>> START Records supplied

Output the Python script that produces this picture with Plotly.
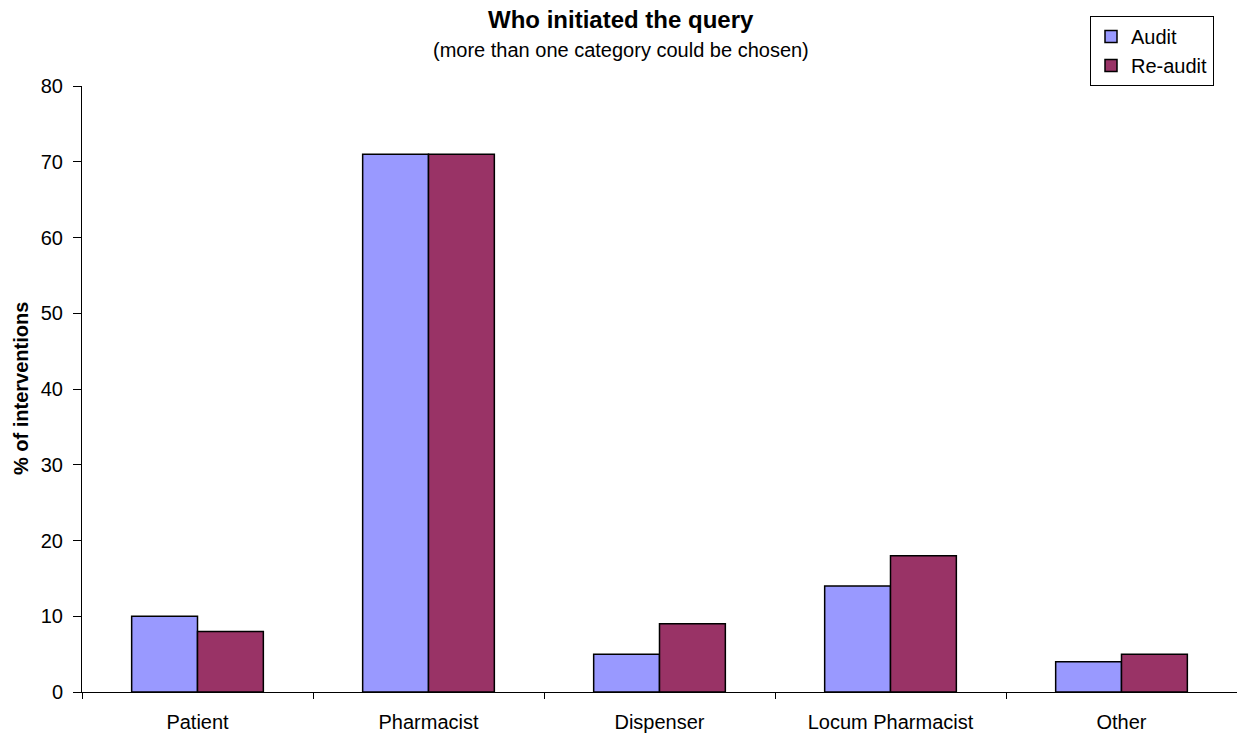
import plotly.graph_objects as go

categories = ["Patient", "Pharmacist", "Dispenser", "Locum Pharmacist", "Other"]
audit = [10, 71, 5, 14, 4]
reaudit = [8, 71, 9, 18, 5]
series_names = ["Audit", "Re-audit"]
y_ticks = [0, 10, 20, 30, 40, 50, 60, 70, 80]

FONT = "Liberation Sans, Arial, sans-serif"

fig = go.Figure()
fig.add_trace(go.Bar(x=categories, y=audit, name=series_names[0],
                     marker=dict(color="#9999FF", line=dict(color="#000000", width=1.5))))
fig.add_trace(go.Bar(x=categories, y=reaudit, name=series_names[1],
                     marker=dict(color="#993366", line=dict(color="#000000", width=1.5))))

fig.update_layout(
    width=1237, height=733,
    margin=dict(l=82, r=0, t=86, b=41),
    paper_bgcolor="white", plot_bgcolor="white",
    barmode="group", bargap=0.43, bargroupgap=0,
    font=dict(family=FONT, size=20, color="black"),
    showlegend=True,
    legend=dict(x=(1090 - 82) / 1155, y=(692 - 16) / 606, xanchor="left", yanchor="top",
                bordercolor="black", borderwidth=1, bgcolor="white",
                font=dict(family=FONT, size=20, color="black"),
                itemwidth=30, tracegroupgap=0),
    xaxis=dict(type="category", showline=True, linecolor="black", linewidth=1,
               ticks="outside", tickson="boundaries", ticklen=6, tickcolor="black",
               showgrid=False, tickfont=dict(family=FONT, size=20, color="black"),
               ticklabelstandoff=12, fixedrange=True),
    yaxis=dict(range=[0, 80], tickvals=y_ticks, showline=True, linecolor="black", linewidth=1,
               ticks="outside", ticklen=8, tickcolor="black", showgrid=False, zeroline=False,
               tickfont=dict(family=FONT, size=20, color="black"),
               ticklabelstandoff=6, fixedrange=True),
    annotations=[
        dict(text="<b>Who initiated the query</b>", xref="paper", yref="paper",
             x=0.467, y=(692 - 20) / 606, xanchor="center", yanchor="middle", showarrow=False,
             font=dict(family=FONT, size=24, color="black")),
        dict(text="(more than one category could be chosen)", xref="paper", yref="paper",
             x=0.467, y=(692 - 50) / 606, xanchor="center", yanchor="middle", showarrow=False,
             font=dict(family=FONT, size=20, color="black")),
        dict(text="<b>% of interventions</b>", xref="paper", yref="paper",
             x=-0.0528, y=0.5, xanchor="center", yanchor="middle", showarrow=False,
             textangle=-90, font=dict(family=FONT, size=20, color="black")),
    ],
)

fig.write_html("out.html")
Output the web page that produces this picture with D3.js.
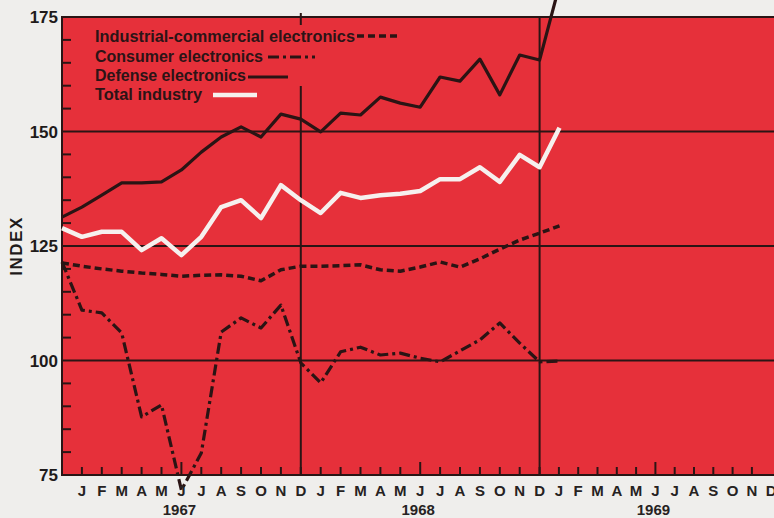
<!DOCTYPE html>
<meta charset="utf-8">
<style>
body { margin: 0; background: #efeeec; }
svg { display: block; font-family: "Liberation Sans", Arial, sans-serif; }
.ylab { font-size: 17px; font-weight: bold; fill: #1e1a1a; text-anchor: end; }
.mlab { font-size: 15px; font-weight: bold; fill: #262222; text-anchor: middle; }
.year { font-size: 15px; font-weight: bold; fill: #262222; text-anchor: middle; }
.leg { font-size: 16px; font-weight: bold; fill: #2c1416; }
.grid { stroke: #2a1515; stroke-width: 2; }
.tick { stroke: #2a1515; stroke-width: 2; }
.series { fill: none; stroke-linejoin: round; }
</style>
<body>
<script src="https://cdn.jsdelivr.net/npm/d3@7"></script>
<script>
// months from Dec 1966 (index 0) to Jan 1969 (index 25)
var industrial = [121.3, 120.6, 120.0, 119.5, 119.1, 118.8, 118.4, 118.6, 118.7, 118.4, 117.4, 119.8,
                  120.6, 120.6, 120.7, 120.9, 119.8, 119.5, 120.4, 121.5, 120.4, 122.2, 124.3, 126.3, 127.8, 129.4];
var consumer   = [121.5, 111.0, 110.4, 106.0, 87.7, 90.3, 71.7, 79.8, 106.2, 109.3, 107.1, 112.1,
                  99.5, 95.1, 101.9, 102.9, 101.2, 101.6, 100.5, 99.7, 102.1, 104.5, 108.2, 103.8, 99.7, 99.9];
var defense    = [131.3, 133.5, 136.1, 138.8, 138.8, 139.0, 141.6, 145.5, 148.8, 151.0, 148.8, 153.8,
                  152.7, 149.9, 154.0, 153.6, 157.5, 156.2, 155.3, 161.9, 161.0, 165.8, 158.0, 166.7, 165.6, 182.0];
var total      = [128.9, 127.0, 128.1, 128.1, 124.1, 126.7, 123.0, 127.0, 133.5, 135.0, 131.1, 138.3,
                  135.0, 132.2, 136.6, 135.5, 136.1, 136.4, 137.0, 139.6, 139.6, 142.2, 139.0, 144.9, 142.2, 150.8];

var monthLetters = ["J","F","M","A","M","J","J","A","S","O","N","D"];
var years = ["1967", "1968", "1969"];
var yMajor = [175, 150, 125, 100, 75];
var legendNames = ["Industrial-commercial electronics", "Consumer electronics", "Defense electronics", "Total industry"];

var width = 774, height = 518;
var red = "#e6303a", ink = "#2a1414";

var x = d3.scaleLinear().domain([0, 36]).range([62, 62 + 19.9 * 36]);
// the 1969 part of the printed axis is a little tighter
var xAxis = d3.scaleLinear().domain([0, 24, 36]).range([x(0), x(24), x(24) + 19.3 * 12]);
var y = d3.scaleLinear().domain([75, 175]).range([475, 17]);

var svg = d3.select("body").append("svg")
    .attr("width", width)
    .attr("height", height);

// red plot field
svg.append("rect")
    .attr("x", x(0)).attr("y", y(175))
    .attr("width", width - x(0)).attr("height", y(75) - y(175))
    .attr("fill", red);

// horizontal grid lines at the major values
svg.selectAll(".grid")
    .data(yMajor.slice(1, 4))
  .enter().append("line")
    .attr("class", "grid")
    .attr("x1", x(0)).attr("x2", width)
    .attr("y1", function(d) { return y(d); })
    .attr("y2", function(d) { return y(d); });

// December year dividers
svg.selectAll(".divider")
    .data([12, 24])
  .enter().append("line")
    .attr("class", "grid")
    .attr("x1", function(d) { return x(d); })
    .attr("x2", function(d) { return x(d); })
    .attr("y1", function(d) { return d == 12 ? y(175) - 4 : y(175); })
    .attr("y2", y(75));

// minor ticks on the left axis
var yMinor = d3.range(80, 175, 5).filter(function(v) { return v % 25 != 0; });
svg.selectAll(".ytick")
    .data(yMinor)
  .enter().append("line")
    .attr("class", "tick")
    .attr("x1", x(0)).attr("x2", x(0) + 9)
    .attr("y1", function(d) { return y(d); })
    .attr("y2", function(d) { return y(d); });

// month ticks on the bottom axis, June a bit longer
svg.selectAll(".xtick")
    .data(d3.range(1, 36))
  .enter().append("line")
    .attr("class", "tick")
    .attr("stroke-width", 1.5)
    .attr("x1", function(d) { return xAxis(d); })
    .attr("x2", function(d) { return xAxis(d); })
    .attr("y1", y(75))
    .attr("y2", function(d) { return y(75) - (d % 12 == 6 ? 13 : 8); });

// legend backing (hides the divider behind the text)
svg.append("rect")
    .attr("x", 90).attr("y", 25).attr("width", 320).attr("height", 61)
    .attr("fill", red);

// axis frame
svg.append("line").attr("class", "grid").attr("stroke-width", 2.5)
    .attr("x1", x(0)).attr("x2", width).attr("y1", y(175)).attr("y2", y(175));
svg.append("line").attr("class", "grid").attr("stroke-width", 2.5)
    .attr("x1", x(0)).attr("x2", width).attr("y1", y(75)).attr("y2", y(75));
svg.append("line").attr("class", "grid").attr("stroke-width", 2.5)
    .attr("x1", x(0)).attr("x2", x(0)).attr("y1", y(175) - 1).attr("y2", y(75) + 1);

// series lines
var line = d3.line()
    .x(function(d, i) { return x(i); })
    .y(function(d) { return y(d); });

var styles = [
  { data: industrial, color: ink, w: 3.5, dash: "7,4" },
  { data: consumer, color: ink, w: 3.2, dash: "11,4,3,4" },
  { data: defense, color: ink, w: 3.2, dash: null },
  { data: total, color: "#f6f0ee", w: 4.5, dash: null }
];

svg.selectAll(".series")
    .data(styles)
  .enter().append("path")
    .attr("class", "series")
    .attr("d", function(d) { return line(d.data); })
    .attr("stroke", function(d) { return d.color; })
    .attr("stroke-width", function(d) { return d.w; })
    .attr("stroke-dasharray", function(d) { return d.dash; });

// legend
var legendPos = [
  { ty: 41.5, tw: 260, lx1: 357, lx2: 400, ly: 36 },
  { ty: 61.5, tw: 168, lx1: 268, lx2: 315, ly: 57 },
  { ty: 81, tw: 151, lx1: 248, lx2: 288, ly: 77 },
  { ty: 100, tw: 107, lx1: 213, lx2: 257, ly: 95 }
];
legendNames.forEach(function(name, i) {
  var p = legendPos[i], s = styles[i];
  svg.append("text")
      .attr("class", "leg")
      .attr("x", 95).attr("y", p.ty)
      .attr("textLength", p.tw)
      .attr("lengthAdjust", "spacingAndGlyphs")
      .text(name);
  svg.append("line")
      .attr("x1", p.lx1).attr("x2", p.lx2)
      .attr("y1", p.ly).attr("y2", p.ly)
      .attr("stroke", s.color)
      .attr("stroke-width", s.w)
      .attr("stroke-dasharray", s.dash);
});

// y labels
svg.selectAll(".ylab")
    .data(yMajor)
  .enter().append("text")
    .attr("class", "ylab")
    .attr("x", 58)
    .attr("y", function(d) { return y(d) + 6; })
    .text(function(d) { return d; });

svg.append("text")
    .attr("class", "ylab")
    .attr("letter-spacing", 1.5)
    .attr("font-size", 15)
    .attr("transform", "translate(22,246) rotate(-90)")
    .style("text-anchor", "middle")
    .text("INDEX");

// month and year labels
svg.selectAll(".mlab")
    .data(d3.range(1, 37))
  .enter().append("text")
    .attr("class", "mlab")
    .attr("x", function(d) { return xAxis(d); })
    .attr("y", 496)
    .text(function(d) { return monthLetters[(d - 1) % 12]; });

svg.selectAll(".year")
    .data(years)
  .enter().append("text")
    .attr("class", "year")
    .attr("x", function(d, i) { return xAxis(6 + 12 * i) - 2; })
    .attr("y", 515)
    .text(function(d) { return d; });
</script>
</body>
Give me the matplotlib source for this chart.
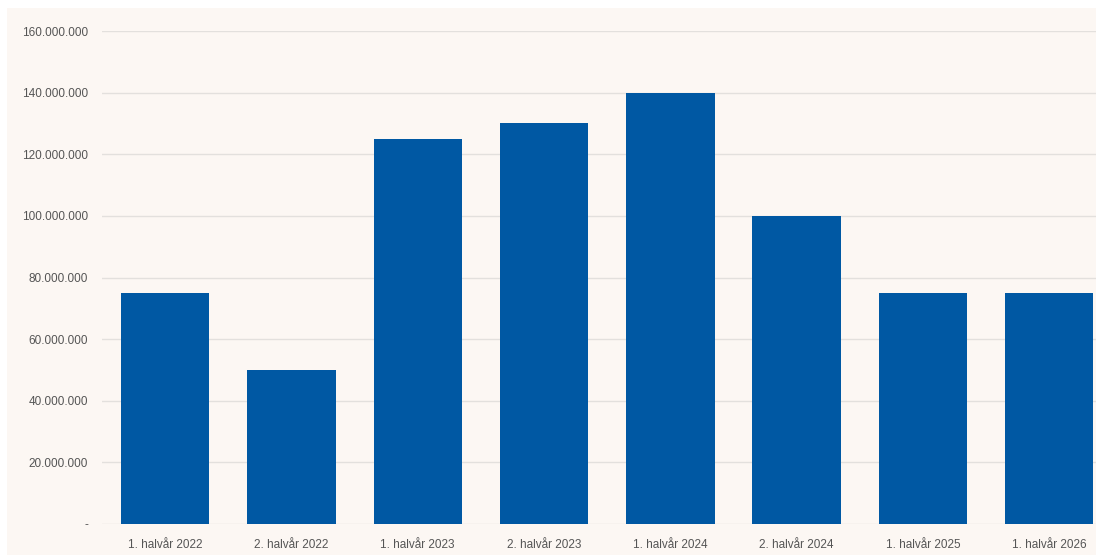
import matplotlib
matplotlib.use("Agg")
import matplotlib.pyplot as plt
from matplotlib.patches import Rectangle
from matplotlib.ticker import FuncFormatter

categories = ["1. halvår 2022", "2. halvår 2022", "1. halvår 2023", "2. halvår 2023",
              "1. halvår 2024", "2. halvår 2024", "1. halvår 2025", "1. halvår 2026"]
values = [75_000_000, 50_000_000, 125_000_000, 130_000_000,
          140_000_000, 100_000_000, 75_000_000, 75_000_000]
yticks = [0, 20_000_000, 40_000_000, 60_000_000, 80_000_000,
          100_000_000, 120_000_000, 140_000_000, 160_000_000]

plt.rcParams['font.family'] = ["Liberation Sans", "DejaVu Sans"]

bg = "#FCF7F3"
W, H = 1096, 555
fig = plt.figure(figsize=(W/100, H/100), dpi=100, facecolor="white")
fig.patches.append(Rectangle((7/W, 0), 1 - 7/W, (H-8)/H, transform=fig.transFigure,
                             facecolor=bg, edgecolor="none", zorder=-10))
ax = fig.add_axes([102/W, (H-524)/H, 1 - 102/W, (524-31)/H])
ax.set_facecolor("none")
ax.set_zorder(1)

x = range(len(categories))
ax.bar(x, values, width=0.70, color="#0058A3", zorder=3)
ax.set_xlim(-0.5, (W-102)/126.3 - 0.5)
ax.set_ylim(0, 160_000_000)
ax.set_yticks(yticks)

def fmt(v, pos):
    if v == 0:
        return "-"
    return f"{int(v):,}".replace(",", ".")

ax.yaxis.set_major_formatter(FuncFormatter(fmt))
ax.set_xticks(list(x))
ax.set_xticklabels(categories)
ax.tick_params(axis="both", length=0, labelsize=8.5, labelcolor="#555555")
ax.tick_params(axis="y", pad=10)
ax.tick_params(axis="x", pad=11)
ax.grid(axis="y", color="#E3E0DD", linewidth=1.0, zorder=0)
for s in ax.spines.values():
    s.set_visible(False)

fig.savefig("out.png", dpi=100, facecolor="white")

>> END Records supplied

*Work to complete:* The line that contains "Give me the matplotlib source for this chart." begins the part to retype, and the last line of the records above ends it. Retype both and everything between, exactly, without the pictures.

*Response to this exercise:*
Give me the matplotlib source for this chart.
import matplotlib
matplotlib.use("Agg")
import matplotlib.pyplot as plt
from matplotlib.patches import Rectangle
from matplotlib.ticker import FuncFormatter

categories = ["1. halvår 2022", "2. halvår 2022", "1. halvår 2023", "2. halvår 2023",
              "1. halvår 2024", "2. halvår 2024", "1. halvår 2025", "1. halvår 2026"]
values = [75_000_000, 50_000_000, 125_000_000, 130_000_000,
          140_000_000, 100_000_000, 75_000_000, 75_000_000]
yticks = [0, 20_000_000, 40_000_000, 60_000_000, 80_000_000,
          100_000_000, 120_000_000, 140_000_000, 160_000_000]

plt.rcParams['font.family'] = ["Liberation Sans", "DejaVu Sans"]

bg = "#FCF7F3"
W, H = 1096, 555
fig = plt.figure(figsize=(W/100, H/100), dpi=100, facecolor="white")
fig.patches.append(Rectangle((7/W, 0), 1 - 7/W, (H-8)/H, transform=fig.transFigure,
                             facecolor=bg, edgecolor="none", zorder=-10))
ax = fig.add_axes([102/W, (H-524)/H, 1 - 102/W, (524-31)/H])
ax.set_facecolor("none")
ax.set_zorder(1)

x = range(len(categories))
ax.bar(x, values, width=0.70, color="#0058A3", zorder=3)
ax.set_xlim(-0.5, (W-102)/126.3 - 0.5)
ax.set_ylim(0, 160_000_000)
ax.set_yticks(yticks)

def fmt(v, pos):
    if v == 0:
        return "-"
    return f"{int(v):,}".replace(",", ".")

ax.yaxis.set_major_formatter(FuncFormatter(fmt))
ax.set_xticks(list(x))
ax.set_xticklabels(categories)
ax.tick_params(axis="both", length=0, labelsize=8.5, labelcolor="#555555")
ax.tick_params(axis="y", pad=10)
ax.tick_params(axis="x", pad=11)
ax.grid(axis="y", color="#E3E0DD", linewidth=1.0, zorder=0)
for s in ax.spines.values():
    s.set_visible(False)

fig.savefig("out.png", dpi=100, facecolor="white")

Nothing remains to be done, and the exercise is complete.